Set down the data below from its first line to the line holding "const xStart = -10;", inclusive; omit all pictures.

-- BEGIN SUPPLIED MATERIAL --

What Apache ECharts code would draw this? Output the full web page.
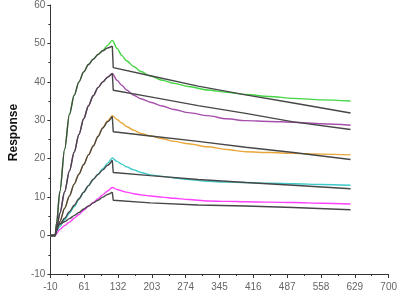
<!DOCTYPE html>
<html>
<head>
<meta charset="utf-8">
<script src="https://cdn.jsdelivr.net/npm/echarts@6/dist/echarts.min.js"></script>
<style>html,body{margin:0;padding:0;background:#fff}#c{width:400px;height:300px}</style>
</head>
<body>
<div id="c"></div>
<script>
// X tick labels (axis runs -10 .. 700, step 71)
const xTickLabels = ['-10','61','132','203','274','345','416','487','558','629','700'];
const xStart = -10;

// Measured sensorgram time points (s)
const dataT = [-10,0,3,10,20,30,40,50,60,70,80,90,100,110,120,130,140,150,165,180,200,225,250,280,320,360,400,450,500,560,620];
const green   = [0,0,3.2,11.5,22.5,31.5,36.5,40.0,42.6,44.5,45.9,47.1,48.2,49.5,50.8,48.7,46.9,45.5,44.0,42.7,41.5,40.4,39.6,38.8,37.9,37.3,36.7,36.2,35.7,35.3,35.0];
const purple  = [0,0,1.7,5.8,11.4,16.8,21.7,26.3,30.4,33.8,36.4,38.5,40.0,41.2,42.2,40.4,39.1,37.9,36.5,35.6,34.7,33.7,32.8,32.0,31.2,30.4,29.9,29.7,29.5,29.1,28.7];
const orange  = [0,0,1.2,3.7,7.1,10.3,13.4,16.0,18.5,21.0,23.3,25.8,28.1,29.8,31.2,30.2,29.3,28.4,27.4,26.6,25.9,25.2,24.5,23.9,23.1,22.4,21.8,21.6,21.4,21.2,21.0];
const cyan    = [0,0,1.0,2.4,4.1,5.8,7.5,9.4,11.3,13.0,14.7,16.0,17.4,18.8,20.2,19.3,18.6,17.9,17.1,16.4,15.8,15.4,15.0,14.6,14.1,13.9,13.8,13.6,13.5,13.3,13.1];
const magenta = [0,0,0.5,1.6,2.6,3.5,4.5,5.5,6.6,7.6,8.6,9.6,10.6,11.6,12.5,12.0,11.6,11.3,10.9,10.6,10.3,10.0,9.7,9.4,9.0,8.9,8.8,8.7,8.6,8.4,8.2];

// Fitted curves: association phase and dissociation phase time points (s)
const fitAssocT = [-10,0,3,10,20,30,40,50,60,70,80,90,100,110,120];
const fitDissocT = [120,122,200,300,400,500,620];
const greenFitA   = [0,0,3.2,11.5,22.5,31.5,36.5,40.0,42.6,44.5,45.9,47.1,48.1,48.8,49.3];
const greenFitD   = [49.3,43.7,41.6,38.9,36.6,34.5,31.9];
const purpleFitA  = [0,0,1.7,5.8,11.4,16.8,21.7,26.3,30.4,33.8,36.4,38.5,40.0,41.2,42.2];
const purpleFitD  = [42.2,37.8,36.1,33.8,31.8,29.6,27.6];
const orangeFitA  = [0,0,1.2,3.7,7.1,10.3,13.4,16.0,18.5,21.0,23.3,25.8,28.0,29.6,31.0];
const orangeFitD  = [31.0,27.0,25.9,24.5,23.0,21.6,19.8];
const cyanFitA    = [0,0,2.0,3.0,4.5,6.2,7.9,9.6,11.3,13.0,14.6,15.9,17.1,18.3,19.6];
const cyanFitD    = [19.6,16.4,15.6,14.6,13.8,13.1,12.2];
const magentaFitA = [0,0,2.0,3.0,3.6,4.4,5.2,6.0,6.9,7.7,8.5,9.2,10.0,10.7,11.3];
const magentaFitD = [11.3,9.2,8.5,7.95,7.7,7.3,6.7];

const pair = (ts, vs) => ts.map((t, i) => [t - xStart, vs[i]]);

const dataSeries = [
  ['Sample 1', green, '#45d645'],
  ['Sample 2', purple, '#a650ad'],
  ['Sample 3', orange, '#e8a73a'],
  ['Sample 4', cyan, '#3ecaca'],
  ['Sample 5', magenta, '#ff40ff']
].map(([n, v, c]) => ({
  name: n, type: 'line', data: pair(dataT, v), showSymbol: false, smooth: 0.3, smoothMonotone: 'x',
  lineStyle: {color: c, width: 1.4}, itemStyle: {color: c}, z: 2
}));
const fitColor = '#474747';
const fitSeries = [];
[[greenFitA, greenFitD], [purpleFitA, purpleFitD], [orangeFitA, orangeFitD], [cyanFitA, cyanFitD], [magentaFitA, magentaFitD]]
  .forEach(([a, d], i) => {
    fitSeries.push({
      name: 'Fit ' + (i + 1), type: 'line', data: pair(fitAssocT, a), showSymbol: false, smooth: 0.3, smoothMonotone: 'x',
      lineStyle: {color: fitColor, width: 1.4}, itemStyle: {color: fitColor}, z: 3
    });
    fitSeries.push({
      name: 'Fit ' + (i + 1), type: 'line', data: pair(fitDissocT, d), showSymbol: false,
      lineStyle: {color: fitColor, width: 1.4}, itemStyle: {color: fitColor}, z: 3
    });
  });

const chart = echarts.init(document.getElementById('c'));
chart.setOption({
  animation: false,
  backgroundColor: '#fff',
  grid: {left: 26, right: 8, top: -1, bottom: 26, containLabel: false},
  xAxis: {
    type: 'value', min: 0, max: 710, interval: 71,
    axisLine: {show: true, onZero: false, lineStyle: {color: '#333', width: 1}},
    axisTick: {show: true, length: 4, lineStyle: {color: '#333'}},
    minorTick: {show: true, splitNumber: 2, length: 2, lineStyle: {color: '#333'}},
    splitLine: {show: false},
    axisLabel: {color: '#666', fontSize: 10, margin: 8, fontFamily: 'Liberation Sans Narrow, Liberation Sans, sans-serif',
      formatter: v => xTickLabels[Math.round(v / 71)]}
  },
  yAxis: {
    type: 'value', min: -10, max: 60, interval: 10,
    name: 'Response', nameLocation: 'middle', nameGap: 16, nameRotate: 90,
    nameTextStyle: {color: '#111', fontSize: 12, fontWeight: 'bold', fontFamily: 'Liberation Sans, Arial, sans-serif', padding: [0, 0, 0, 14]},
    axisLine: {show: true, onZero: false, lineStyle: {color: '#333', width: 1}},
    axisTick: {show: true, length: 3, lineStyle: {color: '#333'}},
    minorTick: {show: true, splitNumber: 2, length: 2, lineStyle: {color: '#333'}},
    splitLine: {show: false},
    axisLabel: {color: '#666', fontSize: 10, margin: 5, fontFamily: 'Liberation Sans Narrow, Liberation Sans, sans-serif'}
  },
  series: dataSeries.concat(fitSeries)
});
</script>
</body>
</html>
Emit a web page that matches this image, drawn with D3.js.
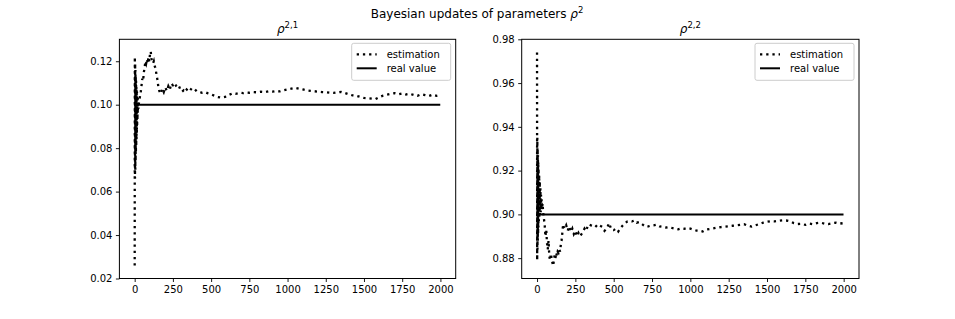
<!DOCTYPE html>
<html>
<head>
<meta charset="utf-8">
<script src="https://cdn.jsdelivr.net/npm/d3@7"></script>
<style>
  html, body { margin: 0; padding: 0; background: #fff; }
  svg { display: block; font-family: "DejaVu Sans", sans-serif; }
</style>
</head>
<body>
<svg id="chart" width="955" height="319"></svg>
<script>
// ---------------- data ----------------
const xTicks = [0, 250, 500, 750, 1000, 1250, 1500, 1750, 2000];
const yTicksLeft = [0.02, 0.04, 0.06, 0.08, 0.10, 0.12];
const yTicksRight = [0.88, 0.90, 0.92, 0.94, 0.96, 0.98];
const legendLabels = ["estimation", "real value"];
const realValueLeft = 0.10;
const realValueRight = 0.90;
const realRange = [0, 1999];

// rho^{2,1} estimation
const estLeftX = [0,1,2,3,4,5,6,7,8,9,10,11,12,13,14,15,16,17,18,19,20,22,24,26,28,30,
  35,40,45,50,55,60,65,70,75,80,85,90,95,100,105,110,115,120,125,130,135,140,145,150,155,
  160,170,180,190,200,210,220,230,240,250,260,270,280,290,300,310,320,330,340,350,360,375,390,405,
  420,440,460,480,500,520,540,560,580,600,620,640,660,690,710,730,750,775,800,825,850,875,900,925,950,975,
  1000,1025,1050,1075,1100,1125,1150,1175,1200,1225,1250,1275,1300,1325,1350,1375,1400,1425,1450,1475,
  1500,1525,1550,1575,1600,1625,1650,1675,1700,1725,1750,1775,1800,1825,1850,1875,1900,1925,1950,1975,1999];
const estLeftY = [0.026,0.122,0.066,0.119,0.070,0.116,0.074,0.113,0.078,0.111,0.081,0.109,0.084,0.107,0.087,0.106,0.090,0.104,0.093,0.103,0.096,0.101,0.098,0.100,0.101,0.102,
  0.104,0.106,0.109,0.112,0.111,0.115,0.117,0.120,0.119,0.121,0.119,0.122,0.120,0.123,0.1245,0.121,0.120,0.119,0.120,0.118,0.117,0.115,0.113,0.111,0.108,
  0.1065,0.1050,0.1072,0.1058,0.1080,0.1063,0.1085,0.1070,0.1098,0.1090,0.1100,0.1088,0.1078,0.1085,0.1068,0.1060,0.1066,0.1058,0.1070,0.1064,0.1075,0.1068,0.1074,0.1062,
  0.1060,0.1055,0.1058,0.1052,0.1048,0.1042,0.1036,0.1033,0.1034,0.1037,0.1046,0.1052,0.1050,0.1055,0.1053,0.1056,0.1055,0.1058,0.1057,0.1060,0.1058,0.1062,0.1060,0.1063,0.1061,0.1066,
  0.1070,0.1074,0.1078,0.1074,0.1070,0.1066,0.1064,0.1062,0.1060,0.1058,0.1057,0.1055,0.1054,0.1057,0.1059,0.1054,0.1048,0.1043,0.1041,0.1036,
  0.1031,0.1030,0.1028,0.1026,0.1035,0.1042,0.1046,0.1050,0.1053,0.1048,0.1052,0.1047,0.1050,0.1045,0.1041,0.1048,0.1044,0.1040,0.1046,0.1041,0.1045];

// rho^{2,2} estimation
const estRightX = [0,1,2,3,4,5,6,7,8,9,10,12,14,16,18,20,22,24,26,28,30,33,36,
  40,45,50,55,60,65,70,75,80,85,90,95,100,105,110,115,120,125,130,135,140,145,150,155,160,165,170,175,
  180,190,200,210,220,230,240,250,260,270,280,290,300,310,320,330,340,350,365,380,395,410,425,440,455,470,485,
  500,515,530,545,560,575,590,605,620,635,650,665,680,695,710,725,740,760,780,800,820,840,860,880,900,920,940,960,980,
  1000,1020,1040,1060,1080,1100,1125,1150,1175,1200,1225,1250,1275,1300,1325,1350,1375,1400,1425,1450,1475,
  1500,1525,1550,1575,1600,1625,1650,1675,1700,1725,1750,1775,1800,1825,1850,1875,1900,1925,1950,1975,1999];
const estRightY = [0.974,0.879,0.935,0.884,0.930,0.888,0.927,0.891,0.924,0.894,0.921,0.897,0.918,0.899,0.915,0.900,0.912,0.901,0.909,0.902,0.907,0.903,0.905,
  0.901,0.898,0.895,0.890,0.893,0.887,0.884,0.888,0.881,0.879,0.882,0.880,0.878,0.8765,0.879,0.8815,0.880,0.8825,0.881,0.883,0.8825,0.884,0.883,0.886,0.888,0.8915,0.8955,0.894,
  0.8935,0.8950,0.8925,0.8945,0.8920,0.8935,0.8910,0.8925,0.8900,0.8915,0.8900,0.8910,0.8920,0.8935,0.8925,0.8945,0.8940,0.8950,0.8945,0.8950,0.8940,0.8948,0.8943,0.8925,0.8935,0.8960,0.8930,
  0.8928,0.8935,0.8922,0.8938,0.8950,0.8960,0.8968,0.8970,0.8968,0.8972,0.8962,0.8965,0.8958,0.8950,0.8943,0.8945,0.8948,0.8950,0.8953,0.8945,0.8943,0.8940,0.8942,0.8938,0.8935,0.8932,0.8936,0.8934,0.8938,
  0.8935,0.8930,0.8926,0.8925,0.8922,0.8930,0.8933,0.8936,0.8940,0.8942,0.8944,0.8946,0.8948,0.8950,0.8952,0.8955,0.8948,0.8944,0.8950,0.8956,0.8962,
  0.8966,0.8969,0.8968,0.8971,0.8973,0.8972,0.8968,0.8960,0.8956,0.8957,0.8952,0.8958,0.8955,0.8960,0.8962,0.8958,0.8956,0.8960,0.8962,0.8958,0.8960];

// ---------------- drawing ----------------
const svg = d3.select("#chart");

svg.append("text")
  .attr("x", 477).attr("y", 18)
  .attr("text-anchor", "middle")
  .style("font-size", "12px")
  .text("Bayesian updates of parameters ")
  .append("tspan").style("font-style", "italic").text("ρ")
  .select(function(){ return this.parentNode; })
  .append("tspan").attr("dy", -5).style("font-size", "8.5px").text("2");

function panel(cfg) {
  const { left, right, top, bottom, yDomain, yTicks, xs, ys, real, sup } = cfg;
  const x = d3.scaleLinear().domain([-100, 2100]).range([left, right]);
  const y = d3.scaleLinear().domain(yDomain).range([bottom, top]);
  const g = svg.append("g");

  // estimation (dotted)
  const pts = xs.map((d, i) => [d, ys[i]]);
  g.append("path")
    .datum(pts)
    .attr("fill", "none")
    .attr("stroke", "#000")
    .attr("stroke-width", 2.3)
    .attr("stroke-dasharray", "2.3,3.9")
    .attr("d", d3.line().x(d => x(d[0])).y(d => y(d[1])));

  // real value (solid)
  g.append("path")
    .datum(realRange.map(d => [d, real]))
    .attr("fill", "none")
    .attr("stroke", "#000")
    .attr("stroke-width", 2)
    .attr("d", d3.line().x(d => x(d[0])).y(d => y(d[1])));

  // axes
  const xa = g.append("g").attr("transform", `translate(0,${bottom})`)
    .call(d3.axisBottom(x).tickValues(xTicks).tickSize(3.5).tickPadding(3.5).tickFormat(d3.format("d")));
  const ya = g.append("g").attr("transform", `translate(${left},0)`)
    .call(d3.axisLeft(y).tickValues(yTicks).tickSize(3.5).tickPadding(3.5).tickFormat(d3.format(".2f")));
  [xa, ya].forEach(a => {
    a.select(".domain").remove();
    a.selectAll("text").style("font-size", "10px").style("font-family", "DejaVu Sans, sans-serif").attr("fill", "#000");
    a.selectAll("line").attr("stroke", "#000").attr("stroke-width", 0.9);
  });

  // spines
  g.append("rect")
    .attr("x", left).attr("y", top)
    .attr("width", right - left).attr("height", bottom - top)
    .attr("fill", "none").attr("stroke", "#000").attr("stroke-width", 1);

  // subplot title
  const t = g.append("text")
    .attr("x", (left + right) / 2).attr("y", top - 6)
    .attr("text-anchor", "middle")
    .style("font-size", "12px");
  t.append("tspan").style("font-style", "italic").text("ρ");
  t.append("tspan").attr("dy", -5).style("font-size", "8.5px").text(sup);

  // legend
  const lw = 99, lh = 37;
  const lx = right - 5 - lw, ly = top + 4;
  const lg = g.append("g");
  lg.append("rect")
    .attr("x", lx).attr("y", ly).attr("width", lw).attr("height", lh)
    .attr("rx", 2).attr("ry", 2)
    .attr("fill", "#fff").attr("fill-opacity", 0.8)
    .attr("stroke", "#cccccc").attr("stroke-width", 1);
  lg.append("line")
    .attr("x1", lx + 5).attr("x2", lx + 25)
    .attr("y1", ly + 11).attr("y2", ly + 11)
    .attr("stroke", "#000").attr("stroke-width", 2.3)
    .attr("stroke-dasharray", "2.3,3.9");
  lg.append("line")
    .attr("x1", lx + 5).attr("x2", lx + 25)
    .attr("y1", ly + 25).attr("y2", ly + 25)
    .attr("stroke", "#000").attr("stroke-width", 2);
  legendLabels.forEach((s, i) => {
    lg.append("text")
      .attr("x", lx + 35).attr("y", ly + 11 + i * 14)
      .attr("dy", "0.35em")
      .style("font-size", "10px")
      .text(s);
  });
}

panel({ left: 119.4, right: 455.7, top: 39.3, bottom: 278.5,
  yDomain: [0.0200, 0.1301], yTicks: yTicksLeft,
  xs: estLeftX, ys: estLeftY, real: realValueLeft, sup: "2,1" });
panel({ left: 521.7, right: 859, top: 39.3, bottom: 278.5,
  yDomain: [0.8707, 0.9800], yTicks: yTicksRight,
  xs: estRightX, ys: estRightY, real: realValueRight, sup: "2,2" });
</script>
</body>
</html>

-- END SUPPLIED MATERIAL --

SOLUTION TO THIS TASK:
What Apache ECharts code would draw this? Output the full web page.
<!DOCTYPE html>
<html>
<head>
<meta charset="utf-8">
<script src="https://cdn.jsdelivr.net/npm/echarts@6/dist/echarts.min.js"></script>
<style>html,body{margin:0;padding:0;background:#fff}#c{width:400px;height:300px}</style>
</head>
<body>
<div id="c"></div>
<script>
// X tick labels (axis runs -10 .. 700, step 71)
const xTickLabels = ['-10','61','132','203','274','345','416','487','558','629','700'];
const xStart = -10;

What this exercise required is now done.